Cap and Trade: What’s the Point?
Nicolas Loris /
There’s a point at which you’ve got to ask yourself, what are we doing here? What’s the point?”
That’s Elaine Kamarck, a former Clinton administration official and advisor to at that time Vice President Gore, and she’s talking about the Waxman-Markey cap and trade bill. In order to garner enough votes to pass the House of Representatives, policymakers made promises that have groups like Greenpeace questioning the environmental effectiveness of the bill.

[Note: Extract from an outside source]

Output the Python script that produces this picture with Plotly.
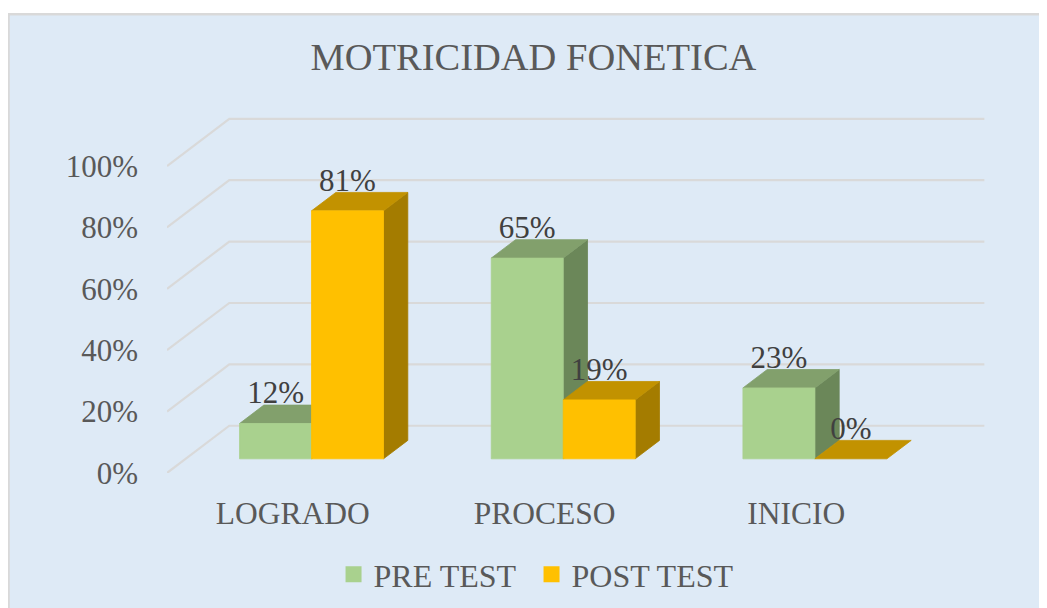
import plotly.graph_objects as go

# ---------------- data ----------------
CATEGORIES = ["LOGRADO", "PROCESO", "INICIO"]
PRE_TEST = [11.5, 65.4, 23.1]     # percent
POST_TEST = [80.8, 19.2, 0.0]     # percent
SERIES_NAMES = ["PRE TEST", "POST TEST"]
Y_TICKS = [0, 20, 40, 60, 80, 100]
Y_TICK_TEXT = ["0%", "20%", "40%", "60%", "80%", "100%"]
TITLE = "MOTRICIDAD FONETICA"

# ---------------- style / geometry ----------------
OFF = 8                      # default page body margin
W, H = 1047 - OFF, 608 - OFF
# plot-area edges in page pixels
P_LEFT, P_RIGHT, P_TOP, P_BOTTOM = 167.45, 985.5, 116.5, 473.3
ML, MR = P_LEFT - OFF, W - (P_RIGHT - OFF)
MT, MB = P_TOP - OFF, H - (P_BOTTOM - OFF)
XR = [-0.5, 2.75]
YR = [0, 116]
PW = P_RIGHT - P_LEFT
PH = P_BOTTOM - P_TOP

DX_Z = 0.2475      # x shift (category units) for full depth
DY_Z = 15.4        # y shift (percent units) for full depth
Z_FRONT, Z_BACK = 0.30, 0.69
BAR_W = 0.286

FONT = "Liberation Serif, Times New Roman, serif"
COL = {
    "PRE TEST": dict(front="#A9D18E", top="#82A06C", side="#6B8759"),
    "POST TEST": dict(front="#FFC000", top="#C29200", side="#A47C00"),
}
GRID = "#D9D9D9"


def px2paper_x(px):
    return (px - P_LEFT) / PW


def px2paper_y(py):
    return (P_BOTTOM - py) / PH


def proj(c, v, z):
    return c + z * DX_Z, v + z * DY_Z


fig = go.Figure()

# ---------------- gridlines (back wall + side wall) ----------------
gx, gy = [], []
for t in Y_TICKS:
    x0, y0 = proj(-0.5, t, 0)
    x1, y1 = proj(-0.5, t, 1)
    x2, y2 = proj(2.5, t, 1)
    gx += [x0, x1, x2, None]
    gy += [y0, y1, y2, None]
fig.add_trace(go.Scatter(x=gx, y=gy, mode="lines", line=dict(color=GRID, width=2.2),
                         hoverinfo="skip", showlegend=False))


# ---------------- 3D bars ----------------
def faces(values, offset):
    out = {"front": ([], []), "top": ([], []), "side": ([], [])}
    for i, v in enumerate(values):
        c0 = i + offset
        c1 = c0 + BAR_W
        polys = {
            "front": [(c0, 0, Z_FRONT), (c1, 0, Z_FRONT), (c1, v, Z_FRONT), (c0, v, Z_FRONT)],
            "top": [(c0, v, Z_FRONT), (c1, v, Z_FRONT), (c1, v, Z_BACK), (c0, v, Z_BACK)],
            "side": [(c1, 0, Z_FRONT), (c1, 0, Z_BACK), (c1, v, Z_BACK), (c1, v, Z_FRONT)],
        }
        for k, pts in polys.items():
            if v == 0 and k != "top":
                continue
            for p in pts + [pts[0]]:
                x, y = proj(*p)
                out[k][0].append(x)
                out[k][1].append(y)
            out[k][0].append(None)
            out[k][1].append(None)
    return out


for name, values, offset in [(SERIES_NAMES[0], PRE_TEST, -BAR_W), (SERIES_NAMES[1], POST_TEST, 0.0)]:
    f = faces(values, offset)
    for k in ["side", "top", "front"]:
        col = COL[name][k]
        fig.add_trace(go.Scatter(x=f[k][0], y=f[k][1], mode="lines", fill="toself",
                                 fillcolor=col, line=dict(color=col, width=0.8),
                                 hoverinfo="skip", showlegend=False))

# ---------------- data labels ----------------
LABEL_DROP = 2.0
for values, offset in [(PRE_TEST, -BAR_W), (POST_TEST, 0.0)]:
    lx, ly, lt = [], [], []
    for i, v in enumerate(values):
        cx = i + offset + BAR_W / 2
        x, _ = proj(cx, v, Z_FRONT)
        _, y = proj(cx, v, Z_BACK)
        lx.append(x)
        ly.append(y - LABEL_DROP)
        lt.append(f"{int(v + 0.5)}%")
    fig.add_trace(go.Scatter(x=lx, y=ly, mode="text", text=lt, textposition="top center",
                             textfont=dict(family=FONT, size=31, color="#404040"),
                             hoverinfo="skip", showlegend=False))

# ---------------- legend entries (one legend per item) ----------------
LEG_X = [334, 532]   # page px of legend left edges
for j, name in enumerate(SERIES_NAMES):
    fig.add_trace(go.Scatter(x=[None], y=[None], mode="markers", name=name,
                             legend="legend" if j == 0 else "legend2",
                             marker=dict(symbol="square", size=16, color=COL[name]["front"])))

legend_common = dict(orientation="h", xanchor="left", yanchor="middle",
                     y=px2paper_y(575),
                     font=dict(family=FONT, size=32, color="#595959"),
                     bgcolor="rgba(0,0,0,0)", itemwidth=30)

fig.update_layout(
    width=W, height=H,
    margin=dict(l=ML, r=MR, t=MT, b=MB, autoexpand=False),
    paper_bgcolor="white",
    plot_bgcolor="rgba(0,0,0,0)",
    title=dict(text=TITLE, font=dict(family=FONT, size=38.5, color="#595959"),
               x=(533.4 - OFF) / W, xanchor="center", xref="container",
               y=1 - (57 - OFF) / H, yanchor="middle", yref="container"),
    xaxis=dict(range=XR, tickvals=[0, 1, 2], ticktext=CATEGORIES, showgrid=False,
               zeroline=False, showline=False, ticks="", ticklabelstandoff=18,
               tickfont=dict(family=FONT, size=31.5, color="#595959"), fixedrange=True),
    yaxis=dict(range=YR, tickvals=Y_TICKS, ticktext=Y_TICK_TEXT, showgrid=False,
               zeroline=False, showline=False, ticks="", ticklabelstandoff=28,
               tickfont=dict(family=FONT, size=31, color="#595959"), fixedrange=True),
    legend=dict(x=px2paper_x(LEG_X[0]), **legend_common),
    legend2=dict(x=px2paper_x(LEG_X[1]), **legend_common),
    shapes=[dict(type="rect", xref="paper", yref="paper", layer="below",
                 x0=px2paper_x(9), x1=px2paper_x(1070),
                 y0=px2paper_y(640), y1=px2paper_y(13.5),
                 fillcolor="#DEEAF6", line=dict(color="#D9D9D9", width=2.5))],
    showlegend=True,
)

fig.write_html("out.html")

One of the most contentious provisions in the bill is the use of offsets to reduce carbon dioxide emissions, in which “a manufacturing plant in, say, Gary, Ind., that is exceeding its ‘permitted’ expulsion of CO2, could continue to commit this sin against humanity by paying for a Brazilian farmer to plant some trees in the rain forest. A more patriotic company might achieve the same result by paying an Iowa farmer to implement more ‘Earth-friendly’ farming practices. Of course, to guard against some nefarious polluter trying to cheat Uncle Sam and the world by claiming bogus ‘offsets,’ here must be a monitoring mechanism. Enter the ‘Offsets Integrity Advisory Board’ — yet another group of scientific ‘experts’ that would be tasked with compiling a list of qualifying offsets around the globe.”